I am going back for the follow up treatment today
5 comments:
Think of the poppets, and of Fiends holding your hands. Do what you can to get through it, and know that it's okay that you need that support, you're not weak.
*hugs*
Drinne- I love you and I will be emailing you. This was an amazing post. I love reading your writing.
Drinne, I'll be thinking of you. You're very strong to know you have this fear, but go anyways. My husband brushes obsessively because he is so afraid of the dentist. Since we married (10 years ago,) he has been once, and only because he was in pain. He went to one of those sedation dentistry places.
Man oh man. I havent been to the dentist in 10 years and you hit the nail right on the head here as to why. Money is no issue, they have that Care Credit I can apply for, but here I sit with five broken and rotting teeth, one of which is currently throbbing out of my face at the moment.
I'm fucking scared and as it gets worse I'm getting worse. I dont know what will happen and I'm afraid the dentist will yell at me. That's what I'm ashamed of. Being asked "why didnt you come see me sooner?"
I just dont know how to deal. I dont even think poppets will help. I dont even know why I'm afraid.
All I know is the last time I went I was gassed, but then he had to send me to a specialist and the specialist didnt have gas and he ripped out my root and showed it to me. He was a very mean man.
I'm going to die, but I'm so glad that you wont. You found the magic dentist and you are ever so lucky.
Thank you all, I wasn't even sure I was going to mention this. Yesterday went well - not as well as with the endodontist, there are apparently two more parts that have to be done.
Yesterday did not require anesthetics, so health wise I'm doing well, psych wise I'm not doing great but will try harder next time. New Little Old Lady Receptionist thought I had brought my entire set of office electronics with me.
DataGoddess - the Fiends holding my hands actually worked - Possibly because I thought of them as tiny little Steve Jobs in black jeans and turtlenecks - so at least my hands didn't shake, I brought an Iphone.
Stacey and Jessie- let me tell you the really good thing about going to the dentist after you haven't for a decade - They changed EVERYTHING.It's like time travel. Until recently I would drop in under extremis every 5-7 years.

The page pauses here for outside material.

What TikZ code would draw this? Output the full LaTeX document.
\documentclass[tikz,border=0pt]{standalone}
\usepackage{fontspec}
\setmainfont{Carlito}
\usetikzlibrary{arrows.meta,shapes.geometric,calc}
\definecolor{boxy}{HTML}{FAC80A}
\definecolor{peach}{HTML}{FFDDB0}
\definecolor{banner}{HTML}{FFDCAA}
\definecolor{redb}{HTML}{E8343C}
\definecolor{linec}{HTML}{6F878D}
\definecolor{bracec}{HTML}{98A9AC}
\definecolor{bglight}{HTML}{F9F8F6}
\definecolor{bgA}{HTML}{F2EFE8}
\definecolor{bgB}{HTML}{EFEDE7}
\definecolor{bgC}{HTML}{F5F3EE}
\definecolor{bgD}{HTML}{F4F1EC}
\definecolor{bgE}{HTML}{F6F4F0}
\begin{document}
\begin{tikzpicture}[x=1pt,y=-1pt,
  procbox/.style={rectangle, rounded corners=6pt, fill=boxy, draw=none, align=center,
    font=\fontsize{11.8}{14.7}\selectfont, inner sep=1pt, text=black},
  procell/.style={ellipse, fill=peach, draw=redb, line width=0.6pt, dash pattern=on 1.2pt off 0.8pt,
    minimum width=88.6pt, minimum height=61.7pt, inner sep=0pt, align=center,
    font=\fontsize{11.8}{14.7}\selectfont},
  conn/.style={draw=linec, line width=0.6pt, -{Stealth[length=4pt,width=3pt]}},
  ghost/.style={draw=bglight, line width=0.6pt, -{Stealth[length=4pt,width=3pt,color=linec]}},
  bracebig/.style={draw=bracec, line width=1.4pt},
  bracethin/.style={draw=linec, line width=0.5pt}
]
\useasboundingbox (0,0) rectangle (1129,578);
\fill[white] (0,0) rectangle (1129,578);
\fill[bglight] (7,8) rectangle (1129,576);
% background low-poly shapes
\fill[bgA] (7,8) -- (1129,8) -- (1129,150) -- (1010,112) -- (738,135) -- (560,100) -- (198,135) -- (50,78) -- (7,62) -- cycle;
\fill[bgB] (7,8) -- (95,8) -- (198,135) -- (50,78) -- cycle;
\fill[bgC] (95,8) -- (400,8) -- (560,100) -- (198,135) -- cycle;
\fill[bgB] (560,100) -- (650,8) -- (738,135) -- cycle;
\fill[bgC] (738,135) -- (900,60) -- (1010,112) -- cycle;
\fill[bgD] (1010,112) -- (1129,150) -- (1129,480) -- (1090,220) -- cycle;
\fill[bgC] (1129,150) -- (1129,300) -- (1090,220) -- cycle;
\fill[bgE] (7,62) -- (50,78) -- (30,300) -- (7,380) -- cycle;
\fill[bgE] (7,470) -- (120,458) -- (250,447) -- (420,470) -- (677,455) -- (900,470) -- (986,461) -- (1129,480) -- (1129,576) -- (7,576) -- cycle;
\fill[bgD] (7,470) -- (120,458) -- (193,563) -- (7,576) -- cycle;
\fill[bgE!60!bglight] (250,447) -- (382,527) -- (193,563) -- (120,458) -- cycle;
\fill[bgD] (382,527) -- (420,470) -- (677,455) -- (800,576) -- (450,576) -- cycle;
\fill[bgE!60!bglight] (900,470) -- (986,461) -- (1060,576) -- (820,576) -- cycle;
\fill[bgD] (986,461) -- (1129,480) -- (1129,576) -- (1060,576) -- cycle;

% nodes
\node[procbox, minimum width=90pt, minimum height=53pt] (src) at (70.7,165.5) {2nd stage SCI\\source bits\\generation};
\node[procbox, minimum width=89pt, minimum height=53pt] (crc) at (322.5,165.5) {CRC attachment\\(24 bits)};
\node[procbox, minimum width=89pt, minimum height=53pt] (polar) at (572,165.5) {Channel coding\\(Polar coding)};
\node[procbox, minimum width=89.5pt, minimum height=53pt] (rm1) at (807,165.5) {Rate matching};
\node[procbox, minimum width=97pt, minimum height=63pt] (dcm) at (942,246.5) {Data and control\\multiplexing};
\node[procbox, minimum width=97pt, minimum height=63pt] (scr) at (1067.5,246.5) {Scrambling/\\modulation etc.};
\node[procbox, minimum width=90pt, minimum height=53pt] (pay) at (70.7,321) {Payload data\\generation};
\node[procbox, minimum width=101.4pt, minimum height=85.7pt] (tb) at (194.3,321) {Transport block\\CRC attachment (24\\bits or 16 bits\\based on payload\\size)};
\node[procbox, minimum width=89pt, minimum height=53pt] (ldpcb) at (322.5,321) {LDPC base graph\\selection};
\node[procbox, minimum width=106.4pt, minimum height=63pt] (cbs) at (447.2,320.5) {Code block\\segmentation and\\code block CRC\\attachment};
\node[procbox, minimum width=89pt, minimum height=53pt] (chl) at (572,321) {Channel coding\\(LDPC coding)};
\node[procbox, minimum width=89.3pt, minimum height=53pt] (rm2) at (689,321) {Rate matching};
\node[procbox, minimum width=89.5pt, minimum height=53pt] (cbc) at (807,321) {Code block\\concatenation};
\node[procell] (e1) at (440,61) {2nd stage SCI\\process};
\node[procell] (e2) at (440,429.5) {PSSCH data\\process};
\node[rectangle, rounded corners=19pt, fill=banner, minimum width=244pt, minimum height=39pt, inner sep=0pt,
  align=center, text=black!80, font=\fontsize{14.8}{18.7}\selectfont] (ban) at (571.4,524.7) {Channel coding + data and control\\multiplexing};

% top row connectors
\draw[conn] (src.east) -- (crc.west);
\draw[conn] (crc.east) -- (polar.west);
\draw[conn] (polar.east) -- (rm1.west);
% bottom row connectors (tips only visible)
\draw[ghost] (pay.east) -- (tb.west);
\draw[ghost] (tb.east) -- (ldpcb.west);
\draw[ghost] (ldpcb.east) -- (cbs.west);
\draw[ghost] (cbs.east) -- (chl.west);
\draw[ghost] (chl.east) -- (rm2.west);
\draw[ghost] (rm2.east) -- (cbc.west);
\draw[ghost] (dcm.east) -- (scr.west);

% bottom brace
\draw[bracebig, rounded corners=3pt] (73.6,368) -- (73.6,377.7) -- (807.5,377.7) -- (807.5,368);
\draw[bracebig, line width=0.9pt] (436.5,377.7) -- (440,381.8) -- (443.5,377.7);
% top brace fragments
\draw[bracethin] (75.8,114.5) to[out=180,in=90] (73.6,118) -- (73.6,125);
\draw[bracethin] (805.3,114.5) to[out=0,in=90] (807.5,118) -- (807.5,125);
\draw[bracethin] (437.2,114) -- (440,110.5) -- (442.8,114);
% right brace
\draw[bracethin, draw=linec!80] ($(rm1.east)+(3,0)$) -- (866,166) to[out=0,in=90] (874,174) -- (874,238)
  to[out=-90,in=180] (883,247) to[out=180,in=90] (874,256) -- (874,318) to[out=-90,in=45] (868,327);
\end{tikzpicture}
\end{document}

The technology is far less invasive - even the xrays. The methods of numbing and anesthesia are way more specific with fewer side effects.

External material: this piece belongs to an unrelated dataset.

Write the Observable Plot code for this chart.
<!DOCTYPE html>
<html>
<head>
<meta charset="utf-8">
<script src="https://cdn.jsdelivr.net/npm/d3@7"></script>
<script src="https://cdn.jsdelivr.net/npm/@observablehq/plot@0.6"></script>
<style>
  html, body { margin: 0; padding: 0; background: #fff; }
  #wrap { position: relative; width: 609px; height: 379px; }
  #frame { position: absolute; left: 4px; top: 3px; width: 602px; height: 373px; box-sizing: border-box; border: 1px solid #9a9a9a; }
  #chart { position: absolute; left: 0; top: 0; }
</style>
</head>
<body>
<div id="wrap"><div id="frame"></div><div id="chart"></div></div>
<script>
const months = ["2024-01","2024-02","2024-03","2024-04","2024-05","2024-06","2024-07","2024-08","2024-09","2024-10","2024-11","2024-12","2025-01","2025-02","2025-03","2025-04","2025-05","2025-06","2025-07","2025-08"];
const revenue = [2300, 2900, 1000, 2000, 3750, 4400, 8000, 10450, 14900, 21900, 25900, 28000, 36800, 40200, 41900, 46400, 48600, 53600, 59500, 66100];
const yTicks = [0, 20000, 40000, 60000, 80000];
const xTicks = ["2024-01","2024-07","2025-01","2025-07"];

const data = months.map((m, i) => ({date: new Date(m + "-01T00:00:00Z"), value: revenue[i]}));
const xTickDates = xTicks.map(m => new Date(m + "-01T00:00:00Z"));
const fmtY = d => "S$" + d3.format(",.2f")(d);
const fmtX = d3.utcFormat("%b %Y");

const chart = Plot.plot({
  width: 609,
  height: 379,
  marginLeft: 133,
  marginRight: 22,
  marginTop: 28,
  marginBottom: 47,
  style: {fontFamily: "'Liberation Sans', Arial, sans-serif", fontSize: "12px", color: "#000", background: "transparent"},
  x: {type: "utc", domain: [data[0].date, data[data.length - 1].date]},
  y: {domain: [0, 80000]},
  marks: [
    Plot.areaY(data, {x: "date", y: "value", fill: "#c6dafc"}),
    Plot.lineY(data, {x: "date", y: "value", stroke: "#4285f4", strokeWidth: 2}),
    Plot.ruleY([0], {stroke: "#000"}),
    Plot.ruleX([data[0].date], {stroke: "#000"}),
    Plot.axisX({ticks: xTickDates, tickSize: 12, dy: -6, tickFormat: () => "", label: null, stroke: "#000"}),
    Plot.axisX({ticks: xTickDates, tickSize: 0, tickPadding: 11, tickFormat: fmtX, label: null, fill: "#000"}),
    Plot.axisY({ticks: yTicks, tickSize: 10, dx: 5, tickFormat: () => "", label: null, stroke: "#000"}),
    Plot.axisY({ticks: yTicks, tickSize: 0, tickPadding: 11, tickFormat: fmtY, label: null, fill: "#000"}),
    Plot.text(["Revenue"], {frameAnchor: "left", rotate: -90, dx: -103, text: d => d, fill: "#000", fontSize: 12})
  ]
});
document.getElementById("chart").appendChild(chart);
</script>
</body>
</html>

The chairs are very soft and they have reduced many of the odors that went with the materials. (Not enough though - I'm thinking of seeing what happens if I just put a drop of tea rose extract right above my upper lip).
If they advertise that they work with phobics or the anxious there are all sorts of special training programs now.

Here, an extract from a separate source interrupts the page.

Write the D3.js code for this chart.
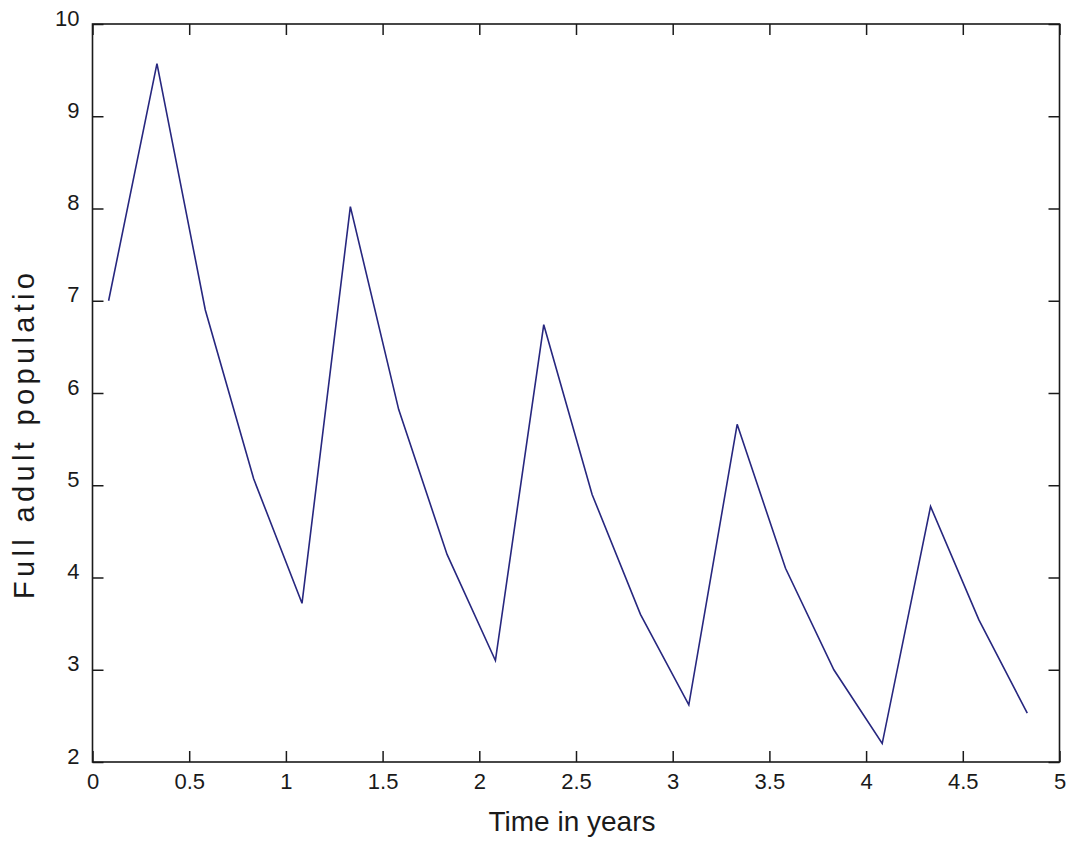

They do not say " you should have come in sooner" if you are phobic - they do encourage you not to go so long again.
The thing that makes my phobia so incredibly stupid is that I did not find 1 magic dentist - all of my dental experiences in the last decade and a half, which have included about 6 different dentists and specialists have been positive and it just doesn't seem to outweigh the bad.
But honestly - as someone who used to cry when I reached the parking lot of the building, Jessie - If you have your husband call them first and tell them you are REALLY phobic because of past abuse( make it up if it's not true, something abused you to make you hang out with damaged teeth) and that he has to make the phone call becasue you can't even say the word dentist without crying, no one there will say "you should have seen me sooner."
I can send you a copy of my "I'm sorry I'm such a screw up"monologue. It preempts them.
Also I have now learned that all Dentists prefer that you take Advil (Ibuprofen) for OTC treatment for dental pain - apparently it works the best and has the best mode of action for Jaws and teeth.
An untreated dental infection is really dangerous - you should go Jessie - I'll make you a mix of gypsy punk songs and send you a poppet if you do.